Londra’da devrimci bir restoran
Londra'nın güneydoğusunda, Deptford semtinde yer alan "The Communist Kebab" adlı restoran, adını ve menüsünü dünya çapında tanınan devrimcilerden alarak dikkat çekiyor. 492 New Cross Road adresinde hizmet veren bu özgün mekân, hem politik göndermeleri hem de sunduğu lezzetlerle öne çıkıyor.

ÖZEL HABER
Londra’nın güneydoğusunda, Deptford semtinde yer alan “The Communist Kebab” adlı restoran, adını ve menüsünü dünya çapında tanınan devrimcilerden alarak dikkat çekiyor. 492 New Cross Road adresinde hizmet veren bu özgün mekân, hem politik göndermeleri hem de sunduğu lezzetlerle öne çıkıyor.
DEVRİMCİLERİN İSİMLERİNİ TAŞIYAN MENÜ SEÇENEKLERİ
Restoranın menüsünde, tarihi figürlerin isimlerini taşıyan çeşitli yemekler bulunuyor:
Mahir Çayan Menüsü: Falafel, hellim, humus, salata ve gobit ekmeği içeren vejetaryen bir seçenek.
Deniz Yusuf İnan Menüsü: Izgara levrek, salata ve baharatlı pilav veya patates kızartması ile sunuluyor.
Lenin Menüsü: Tavuk eti, salata ve baharatlı pilav veya patates kızartması içeriyor.
Che Guevara Menüsü: 8 adet tavuk kanadı, salata ve baharatlı pilav veya patates kızartması ile servis ediliyor.
Ayrıca, Marx, Engels, Fidel Castro, Mao Zedong, Martin Luther King, Rosa Parks ve Ho Chi Minh gibi figürlerin isimlerini taşıyan menüler de mevcut. Bu menüler, et ve vejetaryen seçenekleriyle geniş bir yelpazeye hitap ediyor.

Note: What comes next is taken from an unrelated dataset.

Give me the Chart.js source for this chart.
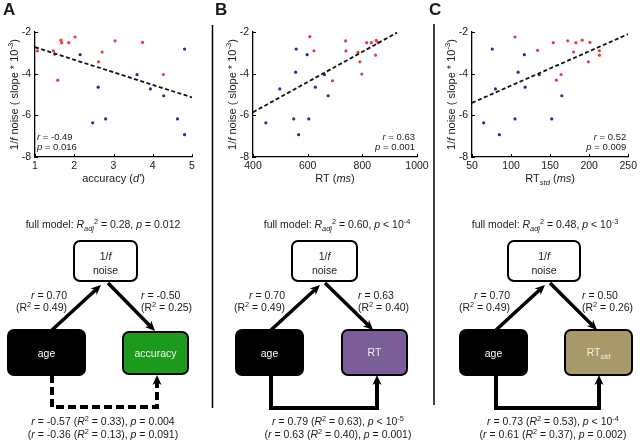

POLİTİK BİR ATMOSFERDE LEZZET DENEYİMİ
Restoran, sadece yemekleriyle değil, aynı zamanda atmosferiyle de dikkat çekiyor. İç mekânda, müşterilerin tebeşirle duvarlara mesaj yazabildiği alanlar bulunuyor. Ayrıca, restoranın açılışında 1000 porsiyon yemeğin ücretsiz dağıtıldığı belirtiliyor.

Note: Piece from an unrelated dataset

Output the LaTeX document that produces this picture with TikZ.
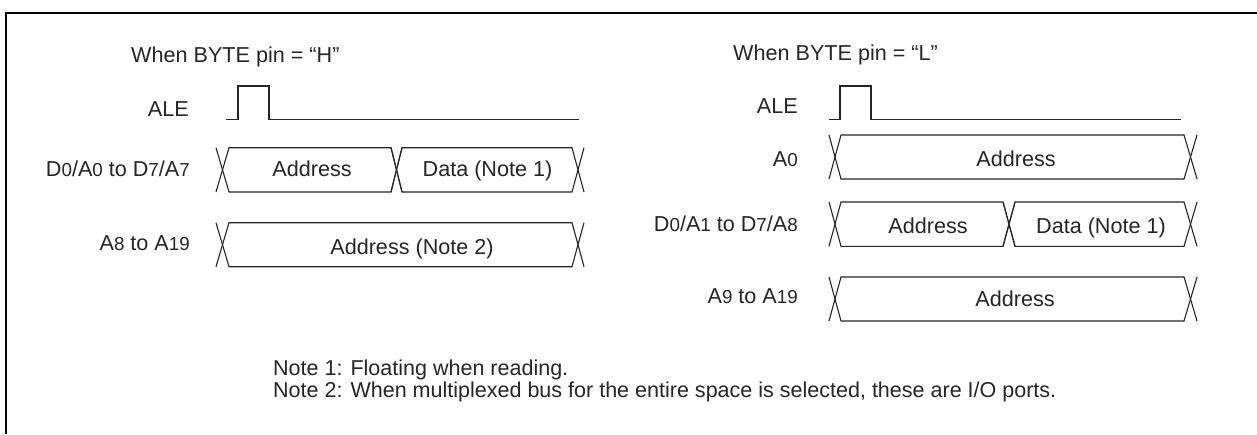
\documentclass[tikz,border=0pt]{standalone}
\usepackage{fontspec}
\setmainfont{Liberation Sans}
\newcommand{\sm}[1]{{\fontsize{18.8}{18.8}\selectfont #1}}
\newcommand{\busshape}[6]{% x1 x2 x3 x4 top bottom: X at left, box, X at right
  \draw[sig] (#1,-#5) -- (#2,-#6) -- (#3,-#6) -- (#4,-#5);
  \draw[sig] (#1,-#6) -- (#2,-#5) -- (#3,-#5) -- (#4,-#6);
}
\tikzset{
  x=1pt,y=1pt,
  sig/.style={draw=black!85,line width=1.1pt,line join=miter},
  frameline/.style={draw=black,line width=2.6pt},
  lab/.style={inner sep=0pt,text=black!85,font=\fontsize{21.6}{25}\selectfont},
  rlab/.style={lab,anchor=base east},
  llab/.style={lab,anchor=base west},
  clab/.style={lab,anchor=base},
  notelab/.style={llab,font=\fontsize{21.52}{25}\selectfont},
}
\begin{document}
\begin{tikzpicture}
\useasboundingbox (0,0) rectangle (1257,-434);
\fill[white] (0,0) rectangle (1257,-434);
\draw[frameline] (6,-434) -- (6,-13) -- (1257,-13);
% left
\node[llab] (titleH) at (131,-62) {When BYTE pin = “H”};
\node[rlab] (aleL) at (189,-116.7) {ALE};
\draw[sig] (226,-119.3) -- (238,-119.3) -- (238,-86) -- (269,-86) -- (269,-119.3) -- (579,-119.3);
\node[rlab] (d0L) at (190,-176.7) {D\sm{0}/A\sm{0} to D\sm{7}/A\sm{7}};
\busshape{216}{229}{391}{402}{147.7}{192}
\busshape{391}{402}{572}{584}{147.7}{192}
\node[clab] (addrL) at (312,-176.7) {Address};
\node[clab] (dataL) at (487.5,-176.7) {Data (Note 1)};
\node[rlab] (a8L) at (190,-250.7) {A\sm{8} to A\sm{19}};
\busshape{216}{229}{572}{584}{222.7}{266.7}
\node[clab] (addrL2) at (412,-254) {Address (Note 2)};
% right
\node[llab] (titleL) at (733,-60.7) {When BYTE pin = “L”};
\node[rlab] (aleR) at (798,-113.5) {ALE};
\draw[sig] (829,-119.3) -- (840,-119.3) -- (840,-86) -- (871,-86) -- (871,-119.3) -- (1181,-119.3);
\node[rlab] (a0R) at (798,-166) {A\sm{0}};
\busshape{829}{841}{1184}{1197}{135}{179}
\node[clab] (addrR1) at (1016,-166) {Address};
\node[rlab] (d0R) at (798,-231.7) {D\sm{0}/A\sm{1} to D\sm{7}/A\sm{8}};
\busshape{829}{841}{1003}{1015}{202}{246.3}
\busshape{1003}{1015}{1184}{1197}{202}{246.3}
\node[clab] (addrR2) at (928,-233.3) {Address};
\node[clab] (dataR) at (1101,-233.3) {Data (Note 1)};
\node[rlab] (a9R) at (798,-303.3) {A\sm{9} to A\sm{19}};
\busshape{829}{841}{1184}{1197}{277}{321}
\node[clab] (addrR3) at (1015,-306) {Address};
% notes
\node[notelab] (note1) at (273,-375) {Note 1: Floating when reading.};
\node[notelab] (note2) at (273,-397.7) {Note 2: When multiplexed bus for the entire space is selected, these are I/O ports.};
\end{tikzpicture}
\end{document}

“İNSANLAR ÇIPLAK VE EŞİT DOĞAR”
Restoranın kurucusu Yaşar Armağan İpek, sosyalist fikirlerle tanışmasının Türkiye’de 16 yaşındayken başladığını anlatıyor. Çocukluğunun Türkiye’de geçtiğini belirten İpek, Martin Luther King’in hayalini kurduğu gibi, herkesin haklarını kaybetmeden adil ve eşit bir şekilde çalışacağı bir dünyanın mümkün olduğuna inandığını ifade ediyor. İpek’e göre insanlar, doğduklarında çıplak ve eşit olarak dünyaya geliyor, ancak zamanla sosyal statülere göre ayrışıyor. Dinlerin de özünde eşitliği, paylaşmayı ve toplumsal dayanışmayı öğütlediğini, hiçbir dinin bencil olmayı savunmadığını dile getiren İpek, buna rağmen dinlerin zamanla politikacılar tarafından araçsallaştırılarak ayrımcılık için kullanıldığını söylüyor.
“BU RESTORANDA PATRON YOK”
Restorana isim verirken aklında bir anda “Komünist” isminin belirdiğini söyleyen İpek, bugüne kadar bu kelimeyi taşıyan bir fırın, ayakkabıcı ya da kebapçı olmadığını, insanların kelimenin kendisinden dahi korktuğunu gözlemlediğini belirtiyor. Bu ismi kullanarak, komünist sözcüğünün korkulacak bir şey olmadığını göstermek, aynı zamanda işin içine mizah katmak istediklerini söylüyor. Ancak bu tercihin tek nedeninin isim seçimi olmadığını belirten İpek, kapitalist düzene tepki olarak kurdukları işletmede, az kazanmalarına rağmen kazançlarının bir kısmını evsizlere ve ihtiyaç sahiplerine ayırdıklarını ve mümkünse onların hayallerini gerçekleştirmeye çalıştıklarını da ekleyerek. restoranda hiyerarşik bir yapı olmadığını, burada patron bulunmadığını da vurguluyor.